RickMoran; Administration threatens Benghazi whistleblowers   "When Rep. Trey Gowdy said over the weekend that new hearings on Benghazi by the Government Oversight Committee would be "explosive," he apparently wasn't exaggerating. There is also a special operations member who claims that the Obama administration could have flown military assets to Benghazi within 4 hours - plenty of time to deal with the second attack on the safe house.
"This is why the administration just wishes Benghazi would just go away."
 
The Benghazi open wound  "And as usual, Fox News is driving the media investigations.
Victoria Toensing, a former Justice Department official and Republican  counsel to the Senate Intelligence Committee, is now representing one of the  State Department employees. She told Fox News her client and some of the others,  who consider themselves whistle-blowers, have been threatened by unnamed Obama  administration officials

Benghazi is a huge scandal waiting to engulf the Obama administration if the eyewitness-backed facts of incompetence and negligence ever make it into public view. But when asked about it, the president, speaking to reporters on Tuesday, insulted the intelligence of the American public. 
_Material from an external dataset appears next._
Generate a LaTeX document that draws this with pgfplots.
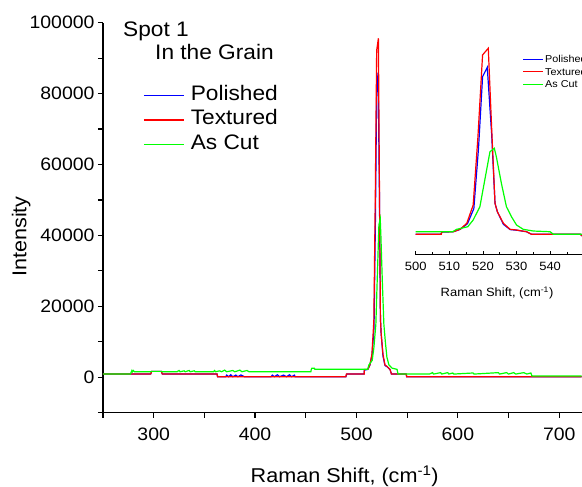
\documentclass[border=0pt]{standalone}
\usepackage{fontspec}
\setmainfont[FakeStretch=1.08]{Liberation Sans}
\usepackage{pgfplots}
\usepackage{pgfplotstable}
\pgfplotsset{compat=1.18}

\pgfplotstableread{
x y
250 900
297 900
298 1660
307.5 1660
308.5 900
362.5 900
363 140
489.5 140
490 900
507.6 900
507.8 2220
511.2 2220
513.2 3450
515.2 6500
517.1 15800
518.5 50000
519.9 92200
521.6 95600
522.6 55000
523.6 16700
524.3 12400
526.1 6500
528.1 3450
530 3090
533 2220
534.5 900
549 900
549.5 140
722 140
}\textured

\pgfplotstableread{
x y
250 900
297 900
298 1660
307.5 1660
308.5 900
362.5 900
363 140
371 140
372 600
374 140
376 700
378 140
381 600
383 140
386 650
389.5 140
415.8 140
417 600
419 140
422 700
424 140
428 600
431 140
434 700
436 140
438.8 600
439.5 140
489.5 140
490.5 900
507.4 900
507.8 2000
511.2 2220
513.2 3400
515.4 6300
517.3 14000
518.7 45000
519.9 81100
521.3 85900
522.6 52000
523.6 16700
524.3 12400
526.1 6000
528.1 3300
530 3000
533 2220
534.5 900
549 900
549.5 140
722 140
}\polished

\pgfplotstableread{
x y
250 900
277 900
278 1550
278.5 1900
279 1550
280 1900
281 1550
297 1550
298 1660
307.5 1660
308.5 1550
323 1550
325 1900
326 1550
330 1800
331 1550
335 1900
336 1550
340 1800
341 1550
359 1550
360 1900
361 1550
365 1800
367 1550
370 2000
372 1550
378 1900
380 1550
385 2000
387 1550
392 1900
394 1550
455 1550
455.4 2230
456 2550
458.5 2550
459 2230
509.6 2230
511 2220
512.2 3450
515.5 4770
517.1 8180
519.1 14950
522.1 42960
523.4 44690
524 40400
525.5 26870
527 14950
528.5 9860
530 5640
532 3450
535 2580
540 2220
541 900
572 900
575 1300
576 900
583 1300
584 900
590 1300
591 900
595 1200
596 900
615 1200
616 900
640 1300
641 900
648 1300
650 900
655 1300
657 900
665 1300
668 900
672 1200
673 340
722 340
}\ascut

\definecolor{pblue}{RGB}{0,0,255}
\definecolor{tred}{RGB}{255,0,0}
\definecolor{agreen}{RGB}{0,255,0}

\begin{document}
\begin{tikzpicture}
\useasboundingbox (0,0) rectangle (582pt,487pt);
\begin{axis}[
  at={(103pt,74.3pt)}, anchor=south west,
  scale only axis, width=478.6pt, height=390pt,
  xmin=250, xmax=722, ymin=-10000, ymax=100000,
  axis x line=bottom, axis y line=left,
  axis line style={-, line width=1.6pt},
  every tick/.style={black, line width=1.2pt},
  tick align=outside,
  major tick length=5pt, minor tick length=5pt,
  xtick={300,400,500,600,700}, minor xtick={250,350,450,550,650},
  ytick={0,20000,40000,60000,80000,100000},
  minor ytick={-10000,10000,30000,50000,70000,90000},
  scaled y ticks=false, scaled x ticks=false,
  /pgf/number format/.cd, fixed, precision=0, 1000 sep={}, assume math mode=true, /pgfplots/.cd,
  tick label style={font=\fontsize{18}{18}\selectfont},
  xticklabel style={yshift=-7pt},
  xlabel={Raman Shift, (cm\textsuperscript{-1})},
  ylabel={Intensity},
  xlabel style={font=\fontsize{20}{20}\selectfont, at={(axis description cs:0.505,-0.163)}, anchor=center},
  ylabel style={font=\fontsize{20}{20}\selectfont, at={(axis description cs:-0.171,0.452)}, anchor=center},
  legend style={at={(axis description cs:0.0836,0.846)}, anchor=north west, draw=none, fill=none,
    font=\fontsize{21}{21}\selectfont, inner sep=0pt, column sep=4pt,
    nodes={inner sep=2.3pt, text height=15pt, text depth=5pt}},
  legend cell align=left,
  legend image code/.code={\draw[#1, line width=1.3pt] (0pt,0pt) -- (40pt,0pt);},
]
\addplot[pblue, line width=1.2pt] table[x=x,y=y] {\polished};
\addlegendentry{Polished}
\addplot[tred, line width=1.2pt] table[x=x,y=y] {\textured};
\addlegendentry{Textured}
\addplot[agreen, line width=1.2pt] table[x=x,y=y] {\ascut};
\addlegendentry{As Cut}
\end{axis}

\node[anchor=west, font=\fontsize{21}{21}\selectfont, inner sep=0pt] at (123pt,456pt) {Spot 1};
\node[anchor=west, font=\fontsize{21}{21}\selectfont, inner sep=0pt] at (155pt,435pt) {In the Grain};

\begin{axis}[
  at={(415.7pt,232.1pt)}, anchor=south west,
  scale only axis, width=168pt, height=224.9pt,
  xmin=500, xmax=550, ymin=-9570, ymax=104900,
  axis x line=bottom, axis y line=none,
  axis line style={-, line width=0.8pt},
  every tick/.style={black, line width=0.8pt},
  tick align=inside,
  major tick length=4pt, minor tick length=3pt,
  xtick={500,510,520,530,540}, minor xtick={505,515,525,535,545},
  scaled x ticks=false,
  /pgf/number format/.cd, fixed, precision=0, 1000 sep={}, assume math mode=true, /pgfplots/.cd,
  tick label style={font=\fontsize{12}{12}\selectfont},
  xticklabel style={yshift=-4pt},
  xlabel={Raman Shift, (cm\textsuperscript{-1})},
  xlabel style={font=\fontsize{12}{12}\selectfont, at={(axis description cs:0.484,-0.169)}, anchor=center},
  legend style={at={(axis description cs:0.634,0.896)}, anchor=north west, draw=none, fill=none,
    font=\fontsize{10}{10}\selectfont, inner sep=0pt, column sep=1pt, row sep=1pt,
    nodes={inner sep=0.5pt, text height=8.5pt, text depth=2pt}},
  legend cell align=left,
  legend image code/.code={\draw[#1, line width=1.3pt] (0pt,0pt) -- (20pt,0pt);},
]
\addplot[pblue, line width=1.2pt] table[x=x,y=y] {\polished};
\addlegendentry{Polished}
\addplot[tred, line width=1.2pt] table[x=x,y=y] {\textured};
\addlegendentry{Textured}
\addplot[agreen, line width=1.2pt] table[x=x,y=y] {\ascut};
\addlegendentry{As Cut}
\end{axis}
\end{tikzpicture}
\end{document}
CBS also covers it!  "On Friday, House Oversight Committee chairman Rep. Darrell Issa, R-Calif., followed up with a letter to Secretary of State John Kerry, accusing the State Department of impeding or delaying the Oversight Committee's investigation into the Benghazi attacks by restricting access to witnesses; insisting that all documents, even unclassified material, be reviewed privately; and "requiring a State Department minder to be present when investigators review evidence." A State Department spokesman says the agency is in the process of reviewing Issa's letter."